To enhance the text conditioning, the model employs a sophisticated pipeline that moves beyond simple embeddings. The text prompt is first encoded by a Gemma3-12B decoder-only language model. Instead of using the final-layer output, the model extracts intermediate features from all decoder layers, capturing a hierarchy of linguistic information from phonetics to semantics. These features are aggregated and projected into a unified embedding space using a learnable projection matrix. This process is followed by a text connector module, which consists of transformer blocks with full bidirectional attention. This module processes the text embeddings and refines them by incorporating a set of learnable "thinking tokens" that are appended to the input. These tokens act as global information carriers, allowing the model to prepare extra tokens that may carry aggregated contextual information or missing details, thereby improving the conditioning signal for the diffusion process. A separate text connector is used for each stream, ensuring modality-specific conditioning.
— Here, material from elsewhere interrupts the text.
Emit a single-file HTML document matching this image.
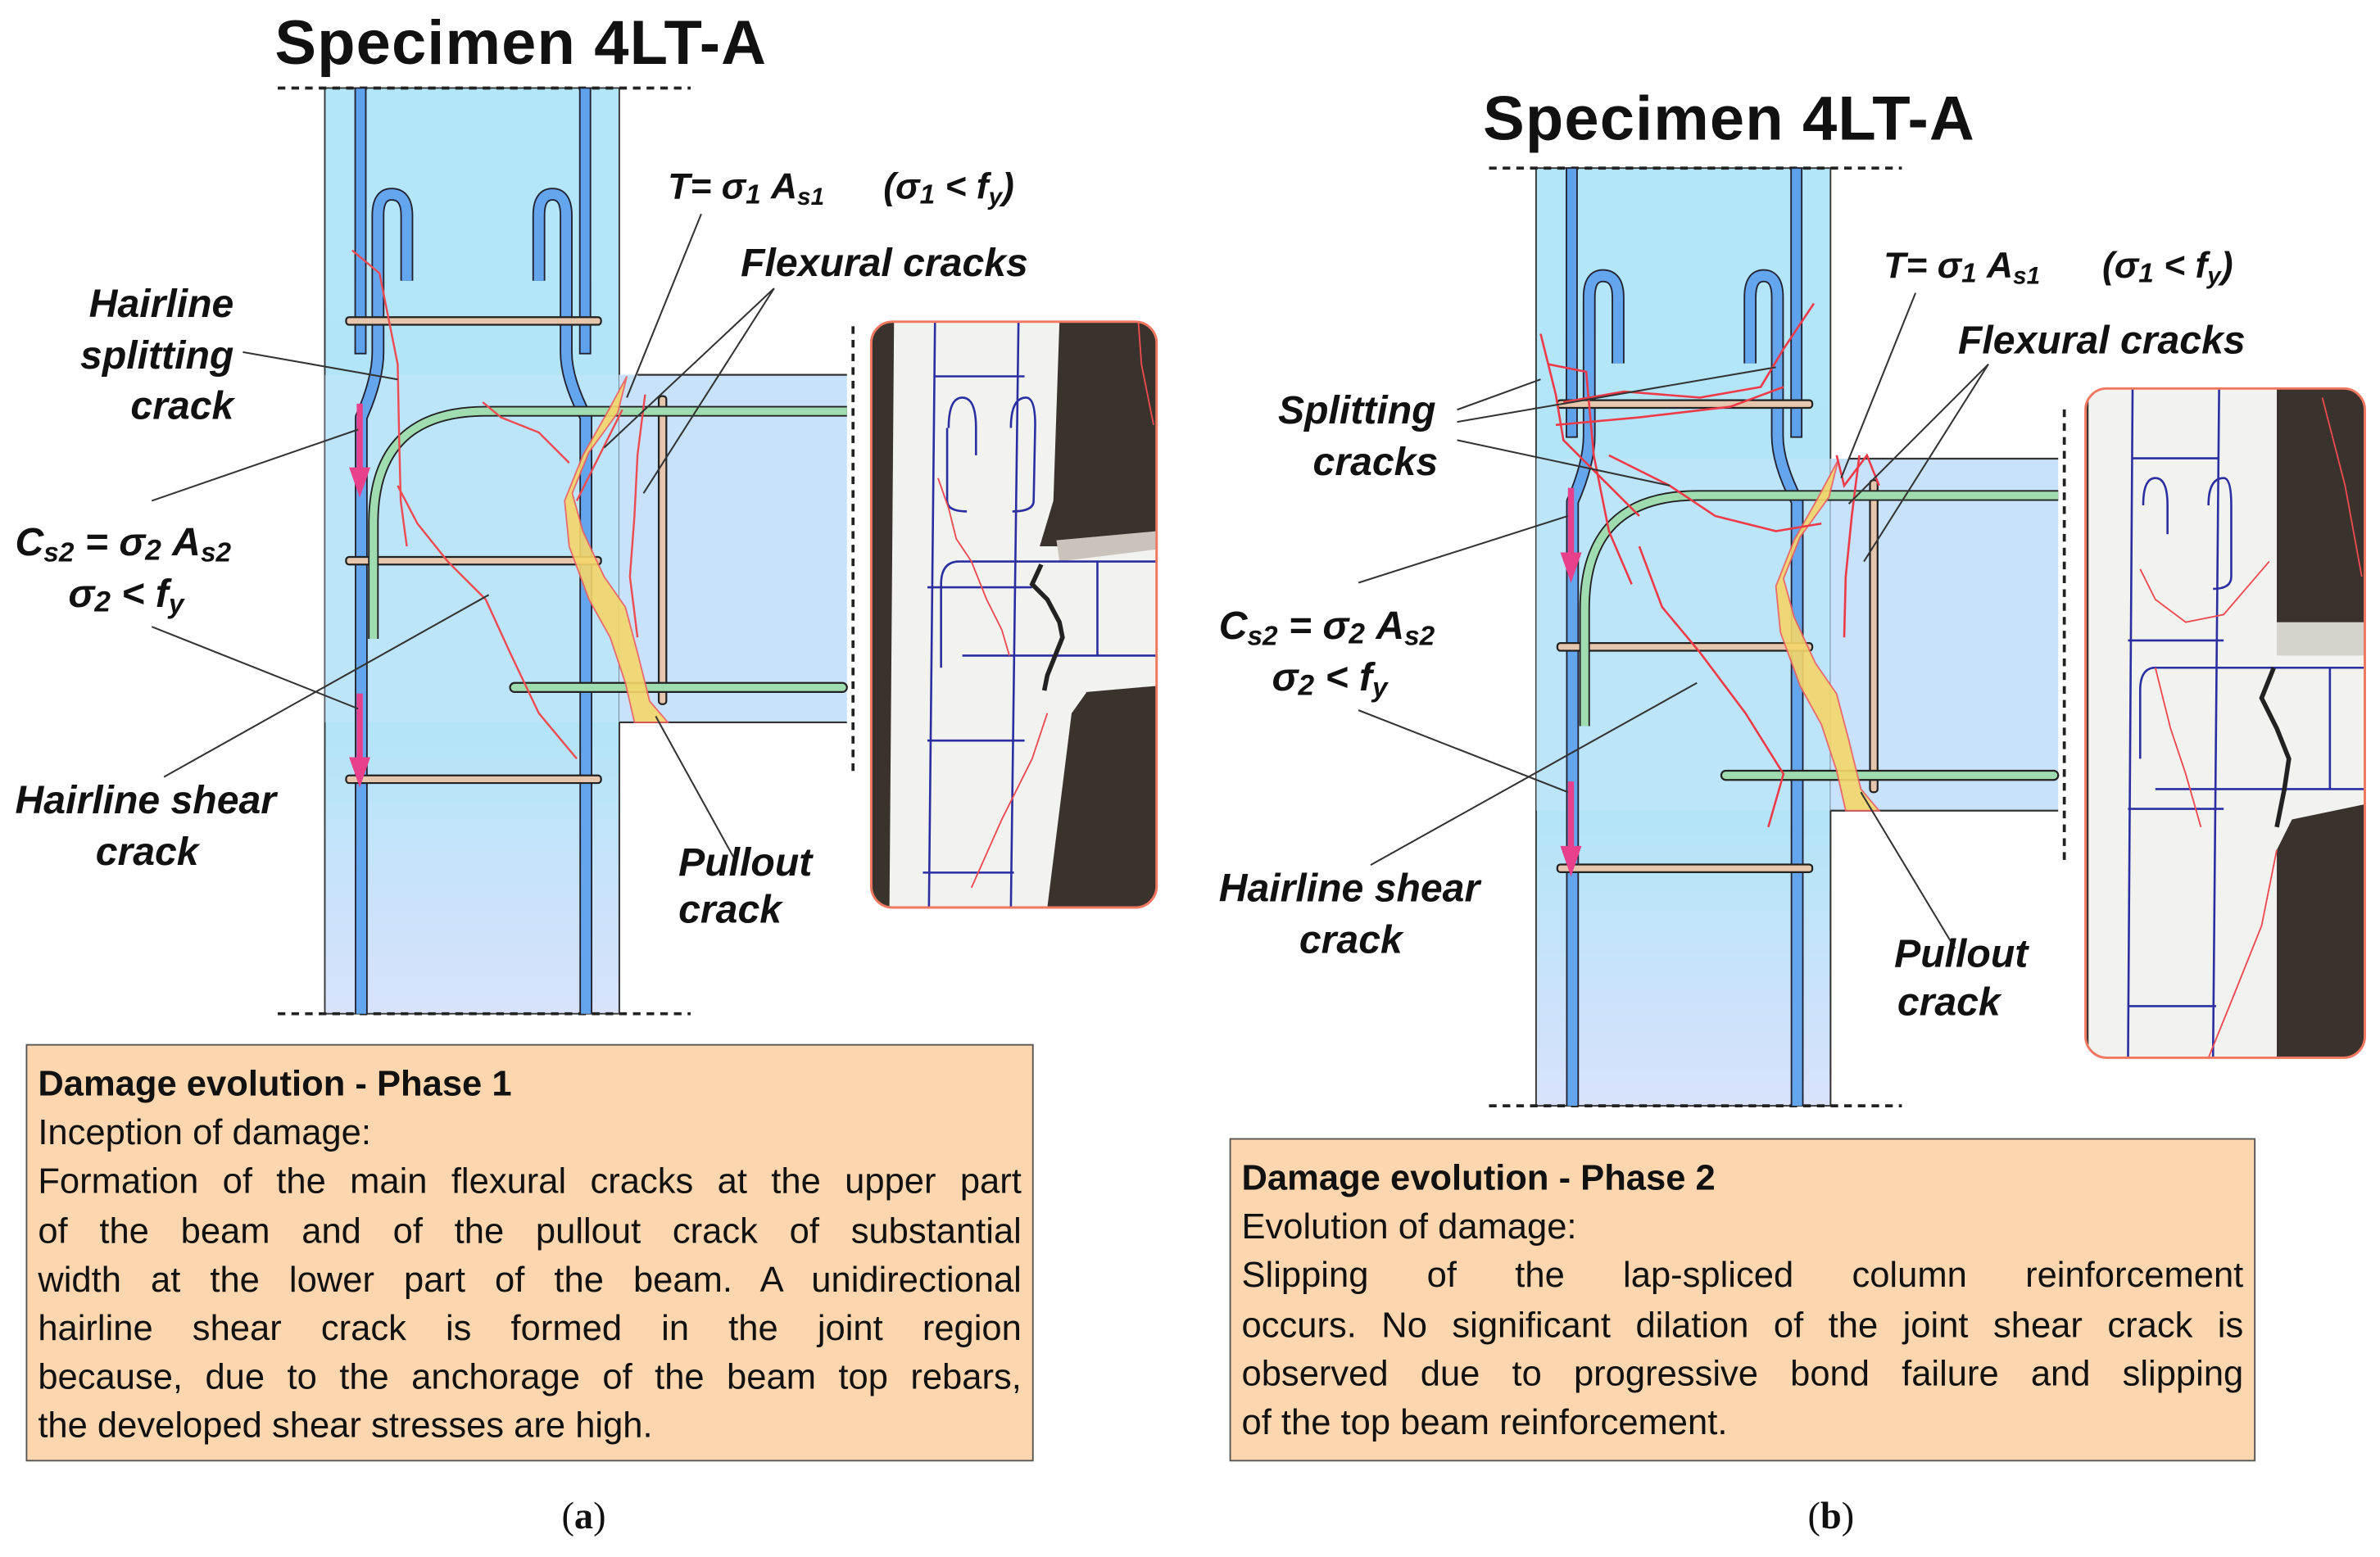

During inference, the model utilizes a modality-aware classifier-free guidance (modality-CFG) scheme to improve audiovisual alignment and controllability. This approach extends the standard CFG formulation by introducing an independent guidance term for the complementary modality. For each stream, the guided prediction is computed as a combination of the fully conditioned model output, a text guidance term scaled by st, and a cross-modal guidance term scaled by sm. This formulation allows for independent modulation of textual conditioning and inter-modal alignment, enabling the model to balance the contributions of the text prompt and the cross-modal features. The authors empirically observe that increasing the cross-modal guidance strength sm promotes mutual information refinement, leading to improved temporal synchronization and semantic coherence between the generated video and audio.

Experiment
- Evaluated LTX-2 across audiovisual quality, visual-only performance, and computational efficiency, demonstrating it as the highest-performing open-source audiovisual model with unprecedented inference speed.
- In human preference studies, LTX-2 outperformed open-source models like Ovi and achieved scores comparable to proprietary models Veo 3 and Sora 2 in visual realism, audio fidelity, and temporal synchronization.
- On video-only benchmarks (Artificial Analysis, Nov 6, 2025), LTX-2 ranked 3rd in Image-to-Video and 4th in Text-to-Video, surpassing proprietary Sora 2 Pro and large open models like Wan 2.2-14B.
- On NVIDIA H100 GPU, LTX-2 achieved 18× faster inference per diffusion step than Wan 2.2-14B, with performance advantage increasing at higher resolutions and longer durations; also faster than Ovi due to asymmetric design.
- LTX-2 generates up to 20 seconds of continuous video with synchronized stereo audio, exceeding temporal limits of Veo 3 (12s), Sora 2 (16s), Ovi (10s), and Wan 2.5 (10s), enabling long-form creative applications.
Results show that LTX-2 achieves significantly faster inference speed compared to Wan 2.2-14B, requiring only 1.22 seconds per diffusion step versus 22.30 seconds, demonstrating an 18× improvement. The authors use this efficiency to highlight LTX-2's capability for generating long-form audiovisual content, with support for up to 20 seconds of synchronized video and audio, surpassing existing open-source and proprietary models.